Types of support | Flexible supports | Rigid framed supports | Fixtures and fastenings | Metal brackets | Cables
Knee braces | Dangerous things to avoid | Non-flat surfaces | Improving stability | Building without trees
Building a house without trees
In my view, you can only call something a 'treehouse' if it is mainly supported by the tree. Posts can be an indicator that the tree isn't capable of carrying a structure quite so large in it. However, many beautiful houses have been built with careful use of posts to reduce load on sensitive parts of the tree, and this must be commended. It is even possible to disguise posts using concrete that looks amazingly like a real tree holding up part of the structure.
Using posts only
A lot of people have small gardens and would really like their own treehouse, but simply don't have a tree capable of holding one up.

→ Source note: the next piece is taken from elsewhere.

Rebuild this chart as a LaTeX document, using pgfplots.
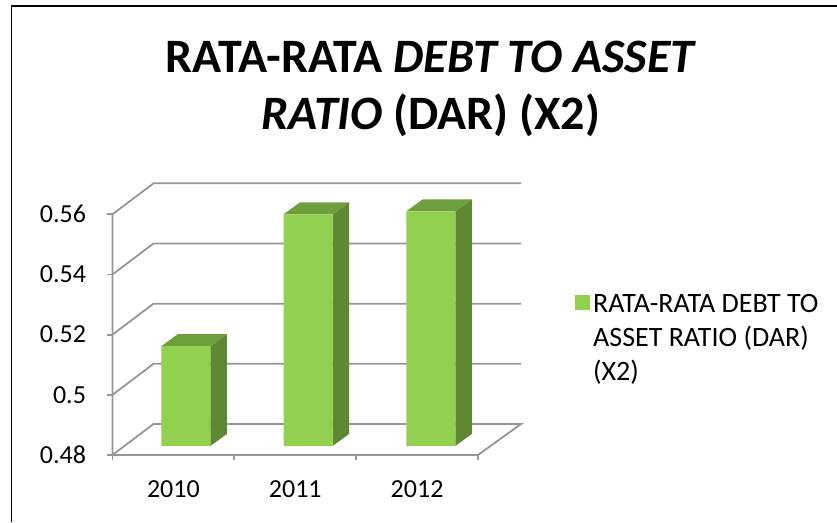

The solution comes in the form of a raised platform on posts. The posts are mounted in concrete in the ground and are braced together to reduce any wobble as shown in the diagram on the right. This example has a floor area of 8'x4'.
4x4 posts are a good start and should be combined with bracing, particularly if you start getting higher off the ground (over 5 feet). Round poles of 5" diameter or more are also good—there are no corners to hurt children who may be playing there. In this example, an exterior frame of 2x6 is bolted to the posts, filled in with 2x4 joists. A plywood floor is laid on top, which takes care of any twisting at floor level.
Securing posts in concrete
It is a good idea (though not essential) to secure posts into the ground with concrete, so that they can't sink or work loose. You can either fix the post directly in the concrete, or set a post bracket. A bracket keeps the post off the ground so it will last longer. Treat the ends of each post with creosote or wood preservative to protect them from rot.
If the ground freezes, it expands slightly as water solidifies. This can push shallow foundations out of position in a process known as 'heave'. You can avoid this problem by keeping the base of the concrete below the frost line (2 feet or more), so you will have to dig an extra foot or more deeper than that. Ask a local builder what the frost line depth is in your area as this varies considerably. The hole for the concrete should be flared outward at the bottom to ensure the concrete has a good grip on the surrounding earth. Wet concrete should not be used in freezing conditions. If a sudden frost is expected, you can cover wet concrete with an old carpet, plywood or other insulating materials to prevent it freezing before it sets.
Holes for the supports must be away from areas where subsidence might occur (eg, near a river that might flood). It is important to avoid damaging the roots of the tree, as you are likely to be close to them with these posts. If you encounter roots thicker than your thumb, move the hole slightly to avoid them. Cut small roots rather than encasing them in concrete. If they continue to grow, they could split the concrete, weakening the support.
Dig a narrow hole where the post should go, preferably with a post hole digger (this looks like two spades connected together in the middle). Set in the post or bracket and fill up to just below ground level with concrete. Using a prepared concrete mix (eg, Quikcrete) keeps things simple. You can work out the quantity of concrete you'll need by measuring the volume of the hole, or your hardware store can help to calculate how much you'll need once you know the size of the holes. You can adjust the exact position of the post or bracket after the concrete has just been added. Use lengths of scrap wood to hold the post or bracket stable and perfectly vertical until the concrete has set. Initial set should be within 24 hours, but allow an extra day or two before adding other supports and load to the posts. Cover the set concrete with soil and grass to leave a neat finish.
Using posts as additional support for a treehouse
The posts and holes follow the same principles as above, but now you have a tree or trees involved so the support structure needs to take up movement of the tree without getting damaged. For low treehouses (to about 8'), the natural flexibility of the posts is usually enough to absorb this movement. In these situations, avoid adding too much bracing to the posts as this will reduce their flexibility. Most of the time, the tree will be the most solid point in the system, so bolt one part of the support system to the tree and allow the posts to take up any movement. For larger treehouses supported mostly on posts, use the posts as the solid fixing point and use a flexible joint where the floor meets the tree, and use more extensive bracing to stiffen the structure.